The new school year has kicked off with many of the familiar themes once again in the media spotlight including, unfortunately, a revival of the old public versus private schooling debate.
Much has been made of the fees that parents pay for independent schooling, including references to a very narrow survey that did not reflect the wide variety of fees and diversity available within the independent sector. Social commentators and authors have posed social and economic arguments in favour of government schools over non-government schools.
State, independent and Catholic school sectors all have a valuable role to play in educating future generations of young people, and parents have the right to choose a school that best suits their child and their beliefs.
Parents who send their children to non-government schools do so for a variety of reasons. Independent Schools Queensland (ISQ) research shows parents choose independent schools because they believe the school of their choice best prepares their child for later life, exercises good discipline and encourages a responsible attitude to school work.
These parents are prepared to pay school fees to support their choice, and their financial contribution represents a significant saving to taxpayers.
The Productivity Commission Report on Government Services 2014 released this week showed how much parents who send their children to non-government schools save the taxpayer: in 2012, State and Federal governments provided 57.3% of non-government school funding, with the remaining 42.7% sourced from private fees and fundraising.
The Productivity Commission figures showed average government recurrent expenditure for each full-time equivalent Queensland student attending a government school was $15,526 compared with average government recurrent expenditure of $8,774 for each student attending a non-government school.
With more than 115,000 students educated at independent schools in Queensland in 2012 and almost 116,000 students expected to be educated in 2014, this represents a saving to governments in recurrent expenditure of at least $800 million in a year.

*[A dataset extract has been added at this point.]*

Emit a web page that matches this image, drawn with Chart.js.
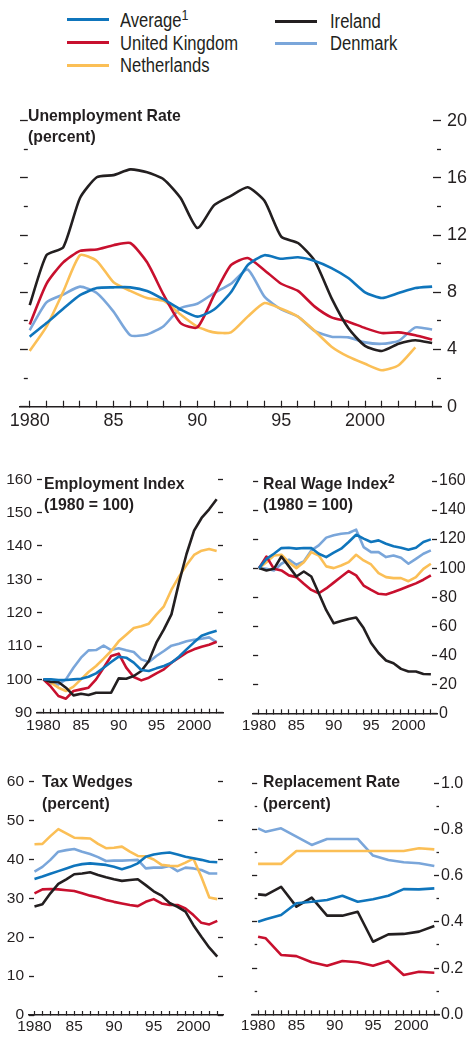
<!DOCTYPE html>
<html>
<head>
<meta charset="utf-8">
<title>Unemployment, employment, wages, tax wedges and replacement rates</title>
<script src="https://cdn.jsdelivr.net/npm/chart.js@4.4.1/dist/chart.umd.min.js"></script>
<style>
  body { margin: 0; background: #fff; }
  #page { position: relative; width: 468px; height: 1038px; overflow: hidden;
    font-family: 'Liberation Sans', Arial, sans-serif; color: #231f20; }
  canvas { position: absolute; }
  .key { position: absolute; height: 3px; width: 42px; }
  .lab { position: absolute; font-size: 20px; line-height: 20px; white-space: nowrap;
    transform: scaleX(0.83); transform-origin: left top; }
  .ttl { position: absolute; font-size: 17px; font-weight: bold; line-height: 21.5px; white-space: nowrap;
    transform: scaleX(0.93); transform-origin: left top; }
  sup { font-size: 15px; line-height: 0; vertical-align: 7px; font-weight: normal; }
  .ttl sup { font-weight: bold; font-size: 13px; vertical-align: 6px; }
</style>
</head>
<body>
<div id="page">
  <div class="key" style="left:67px;top:18px;background:#0f75bc"></div>
  <div class="lab" style="left:120px;top:10px">Average<sup>1</sup></div>
  <div class="key" style="left:67px;top:41px;background:#c8102e"></div>
  <div class="lab" style="left:120px;top:33px">United Kingdom</div>
  <div class="key" style="left:67px;top:64px;background:#fbbf56"></div>
  <div class="lab" style="left:120px;top:55px">Netherlands</div>
  <div class="key" style="left:275px;top:20px;background:#231f20"></div>
  <div class="lab" style="left:330px;top:11px">Ireland</div>
  <div class="key" style="left:275px;top:42px;background:#7aa6da"></div>
  <div class="lab" style="left:330px;top:33px">Denmark</div>

  <canvas id="unemp"></canvas>
  <canvas id="employ"></canvas>
  <canvas id="wage"></canvas>
  <canvas id="tax"></canvas>
  <canvas id="repl"></canvas>

  <div class="ttl" style="left:28px;top:104.5px">Unemployment Rate<br>(percent)</div>
  <div class="ttl" style="left:44px;top:472.5px">Employment Index<br>(1980 = 100)</div>
  <div class="ttl" style="left:263px;top:472.5px">Real Wage Index<sup>2</sup><br>(1980 = 100)</div>
  <div class="ttl" style="left:42px;top:770.5px;line-height:22px">Tax Wedges<br>(percent)</div>
  <div class="ttl" style="left:263px;top:770.5px;line-height:22px">Replacement Rate<br>(percent)</div>
</div>
<script>
// ---- data ----
var unempYears = [1980,1981,1982,1983,1984,1985,1986,1987,1988,1989,1990,1991,1992,1993,1994,1995,1996,1997,1998,1999,2000,2001,2002,2003,2004];
var unempAverage = [4.9,5.85,6.85,7.8,8.3,8.35,8.35,8.1,7.5,6.8,6.3,6.8,8.0,9.9,10.6,10.35,10.45,10.2,9.7,9.0,8.0,7.6,7.95,8.3,8.4];
var unempUK = [5.75,8.6,10.1,10.9,11.0,11.3,11.45,10.1,7.8,5.85,5.55,7.8,9.9,10.4,9.55,8.6,8.1,7.0,6.25,5.95,5.5,5.15,5.2,5.0,4.7];
var unempNL = [3.9,5.6,8.05,10.6,10.2,8.7,8.1,7.6,7.4,6.45,5.6,5.2,5.2,6.3,7.25,6.85,6.3,5.3,4.2,3.5,3.0,2.55,2.9,4.15,null];
var unempIE = [7.1,10.6,11.15,14.6,16.05,16.2,16.6,16.4,15.9,14.6,12.5,14.1,14.75,15.35,14.4,11.9,11.45,10.2,7.6,5.5,4.25,3.9,4.4,4.65,4.45];
var unempDK = [5.35,7.3,7.85,8.4,7.95,6.65,5.0,5.05,5.65,6.9,7.2,7.95,8.6,9.6,7.7,6.8,6.3,5.3,4.9,4.85,4.5,4.4,4.6,5.55,5.4];

var years = [1980,1981,1982,1983,1984,1985,1986,1987,1988,1989,1990,1991,1992,1993,1994,1995,1996,1997,1998,1999,2000,2001,2002,2003];
var empAverage = [100,100,99.8,99.8,100,100.2,100.8,101.8,103.5,105.2,106.8,106.5,105,102.8,102.5,103.3,104,105,106.8,109,111.1,113.1,113.9,114.6];
var empUK = [100,97.8,95,94.2,96.5,97,97.5,100,103.5,107,107.7,103.5,100.7,99.7,100.5,101.8,103,105,106.5,108,109,109.8,110.4,111.3];
var empNL = [100,99,97.5,96.5,97.8,100,102.2,104,106.2,108.5,111.4,113.4,115.4,115.9,116.7,119.4,121.9,126.9,130.8,134.3,137.3,138.6,139.1,138.5];
var empIE = [100,99.2,99.2,97.5,95.2,95.7,95.3,96,96,96,100.3,100.2,101,102.5,105.5,111,115,119.5,129,137.6,144.6,148.4,151,154];
var empDK = [100,98.8,98.5,100,103.5,106.5,108.7,108.8,110.1,108.8,109.3,108.7,108.2,106,105.2,107,108.5,110.1,110.7,111.4,111.9,112.2,112.6,111.1];

var wageAverage = [100,106.4,109.9,113.8,114,113.4,113.8,113.8,109.9,107.6,110.6,113.4,118,123,120.3,118,119.1,116.8,115,114,112.7,114,118,119.8];
var wageUK = [100,108,99.5,98.4,95,93.8,89.2,85,82.7,86,90,94,98,95,88,85,82.3,81.8,83.5,85.5,87.5,89.5,92,95];
var wageNL = [100,104,108.7,109.2,104.1,100,104.1,111,108.7,101.2,100,101.8,104.1,109.2,105.3,102.5,96.5,93.8,93.1,93.1,91,93.8,99.5,103];
var wageIE = [100,98.4,99.5,108,101.2,94.2,97.7,94.2,82.7,71,62,63.5,64.9,66,58.7,48.4,41.5,36.4,34.5,30.6,28.8,28.8,27.1,26.9];
var wageDK = [100,99.5,98.4,103,105.8,102.3,104.6,112.2,115.7,121,122.6,123.7,124.2,126.5,114.5,111,111,107.6,108.7,107.1,103,106.4,109.9,112.2];

var taxAverage = [35,35.6,36.3,37,37.7,38.4,38.8,39,38.8,38.6,38.1,37.5,38.1,39,40.7,41.3,41.6,41.8,41.3,40.7,40.3,39.9,39.4,39.3];
var taxUK = [31.3,32.3,32.4,32.3,32.1,31.9,31.3,30.7,30.2,29.6,29.1,28.7,28.3,28,29.1,29.8,28.7,28.3,28.3,27.4,25.7,23.7,23.3,24.2];
var taxNL = [43.9,44,46,47.8,46.7,45.6,45.5,45.4,44,42.9,43,43.3,42,40.9,40.8,40,38.6,38.4,38.3,39.2,40.2,35.5,30.2,29.8];
var taxIE = [27.9,28.5,31.3,33.7,34.9,36.2,36.4,36.7,36,35.4,34.9,34.5,34.7,34.9,33.4,31.8,30.7,28.8,27.8,26.6,23.1,20.1,17.3,15];
var taxDK = [36.9,38.1,39.9,42,42.4,42.7,42,41.4,40.6,39.6,39.7,39.7,39.8,39.9,37.7,37.9,37.9,38.3,37,37.9,37.7,37.3,36.4,36.4];

var replYears = [1980,1981,1983,1985,1987,1989,1991,1993,1995,1997,1999,2001,2003];
var replAverage = [0.401,0.411,0.43,0.481,0.487,0.495,0.513,0.487,0.498,0.513,0.542,0.541,0.545];
var replUK = [0.336,0.329,0.257,0.252,0.225,0.21,0.231,0.225,0.21,0.231,0.17,0.184,0.18];
var replNL = [0.651,0.651,0.651,0.707,0.707,0.707,0.707,0.707,0.707,0.707,0.707,0.719,0.714];
var replIE = [0.519,0.516,0.552,0.466,0.505,0.427,0.427,0.444,0.314,0.346,0.348,0.358,0.382];
var replDK = [0.805,0.79,0.805,0.769,0.733,0.759,0.759,0.759,0.687,0.668,0.658,0.654,0.642];

// ---- drawing ----
var INK = '#231f20';
var BLUE = '#0f75bc', RED = '#c8102e', YELLOW = '#fbbf56', BLACK = '#231f20', LIGHT = '#7aa6da';
Chart.defaults.font.family = "'Liberation Sans', Arial, sans-serif";
Chart.defaults.color = INK;

function near(v, step) {
  return Math.abs(v / step - Math.round(v / step)) < 1e-6;
}

function yearLabel(v) {
  if (v === 1980 || v === 2000) return String(v);
  if (v % 5 === 0) return String(v).slice(2);
  return '';
}

// box = canvas rect on the page, area = wanted plot area on the page
function panel(id, box, area, xr, yr, labels, series, tension) {
  var cv = document.getElementById(id);
  cv.style.left = box.x + 'px';
  cv.style.top = box.y + 'px';
  cv.width = box.w;
  cv.height = box.h;
  var leftW = area.l - box.x, rightW = box.x + box.w - area.r;
  var bottomH = box.y + box.h - area.b, topPad = area.t - box.y;

  function yAxis(pos) {
    var showLabels = yr.labelSide === pos;
    return {
      type: 'linear', position: pos, min: yr.min, max: yr.max,
      afterFit: function(s) { s.width = pos === 'left' ? leftW : rightW; },
      border: { display: false },
      grid: {
        drawOnChartArea: false, tickLength: -yr.tick, tickColor: INK, tickWidth: 1.3,
        tickBorderDash: function(c) { return near(c.tick.value, yr.major) ? [] : [yr.tick / 2, 40]; }
      },
      ticks: {
        stepSize: yr.step, padding: yr.pad, color: INK, font: { size: yr.font },
        callback: function(v) { return showLabels && near(v, yr.major) ? yr.fmt(v) : ''; }
      }
    };
  }

  var ds = series.map(function(s) {
    return {
      data: s.data, borderColor: s.color, borderWidth: 2.6, pointRadius: 0,
      tension: tension, fill: false, spanGaps: true, yAxisID: 'yR',
      borderCapStyle: 'butt', borderJoinStyle: 'round'
    };
  });

  return new Chart(cv, {
    type: 'line',
    data: { labels: labels, datasets: ds },
    options: {
      responsive: false, animation: false, events: [],
      layout: { padding: { top: topPad, left: 0, right: 0, bottom: 0 } },
      plugins: { legend: { display: false }, tooltip: { enabled: false } },
      scales: {
        x: {
          type: 'linear', position: 'bottom', min: xr.min, max: xr.max,
          afterFit: function(s) { s.height = bottomH; },
          border: { display: true, color: INK, width: 1.5 },
          grid: { drawOnChartArea: false, tickLength: -xr.tick, tickColor: INK, tickWidth: 1.2 },
          ticks: {
            stepSize: 1, autoSkip: false, maxRotation: 0, includeBounds: false,
            padding: xr.pad, color: INK, font: { size: xr.font }, callback: yearLabel
          }
        },
        yL: yAxis('left'),
        yR: yAxis('right')
      }
    }
  });
}

function fmtInt(v) { return String(Math.round(v)); }

// first series in each list is drawn on top
panel('unemp', { x: 0, y: 96, w: 468, h: 344 }, { l: 16, r: 441, t: 116.7, b: 406.7 },
  { min: 1979.41, max: 2004.53, tick: 6, pad: 9.3, font: 18 },
  { min: 0, max: 20, step: 2, major: 4, tick: 8, pad: 14, font: 18, labelSide: 'right', fmt: fmtInt },
  unempYears,
  [{ data: unempAverage, color: BLUE }, { data: unempIE, color: BLACK }, { data: unempUK, color: RED },
   { data: unempNL, color: YELLOW }, { data: unempDK, color: LIGHT }], 0.2);

panel('employ', { x: 0, y: 460, w: 234, h: 280 }, { l: 37, r: 223, t: 478.5, b: 712.7 },
  { min: 1979.16, max: 2003.84, tick: 4, pad: 7.9, font: 15.5 },
  { min: 90, max: 160, step: 5, major: 10, tick: 5, pad: 10, font: 15.5, labelSide: 'left', fmt: fmtInt },
  years,
  [{ data: empAverage, color: BLUE }, { data: empIE, color: BLACK }, { data: empUK, color: RED },
   { data: empNL, color: YELLOW }, { data: empDK, color: LIGHT }], 0);

panel('wage', { x: 234, y: 460, w: 234, h: 280 }, { l: 248, r: 437, t: 481, b: 713.3 },
  { min: 1979.22, max: 2003.82, tick: 4, pad: 7.3, font: 15.5 },
  { min: 0, max: 160, step: 10, major: 20, tick: 5, pad: 7, font: 16, labelSide: 'right', fmt: fmtInt },
  years,
  [{ data: wageAverage, color: BLUE }, { data: wageIE, color: BLACK }, { data: wageUK, color: RED },
   { data: wageNL, color: YELLOW }, { data: wageDK, color: LIGHT }], 0);

panel('tax', { x: 0, y: 762, w: 234, h: 276 }, { l: 29, r: 223, t: 781.7, b: 1015 },
  { min: 1979.31, max: 2003.72, tick: 4, pad: 6.4, font: 15.5 },
  { min: 0, max: 60, step: 5, major: 10, tick: 5, pad: 10, font: 15.5, labelSide: 'left', fmt: fmtInt },
  years,
  [{ data: taxAverage, color: BLUE }, { data: taxIE, color: BLACK }, { data: taxUK, color: RED },
   { data: taxNL, color: YELLOW }, { data: taxDK, color: LIGHT }], 0);

panel('repl', { x: 234, y: 762, w: 234, h: 276 }, { l: 248, r: 439, t: 783.3, b: 1014.3 },
  { min: 1979.23, max: 2003.61, tick: 4, pad: 6.4, font: 15.5 },
  { min: 0, max: 1, step: 0.1, major: 0.2, tick: 5, pad: 7, font: 16, labelSide: 'right',
    fmt: function(v) { return v.toFixed(1); } },
  replYears,
  [{ data: replAverage, color: BLUE }, { data: replIE, color: BLACK }, { data: replUK, color: RED },
   { data: replNL, color: YELLOW }, { data: replDK, color: LIGHT }], 0);
</script>
</body>
</html>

Independent schools represent extraordinary diversity in size, makeup and focus. In addition to large city-based, urban fringe and regional schools, there are many that serve Indigenous, remote, and special needs students.
While independent schools are rich in diversity, they share many common values, including placing a high value on community connections, backed by parents who make significant financial and personal contributions to the running of their schools.
The continued growth in independent school enrolments clearly indicates that parents believe they receive value in terms of the investment they make in school education. Instead of driving a wedge between the different schooling sectors, we should support independent schools for their vital contribution to Australian education.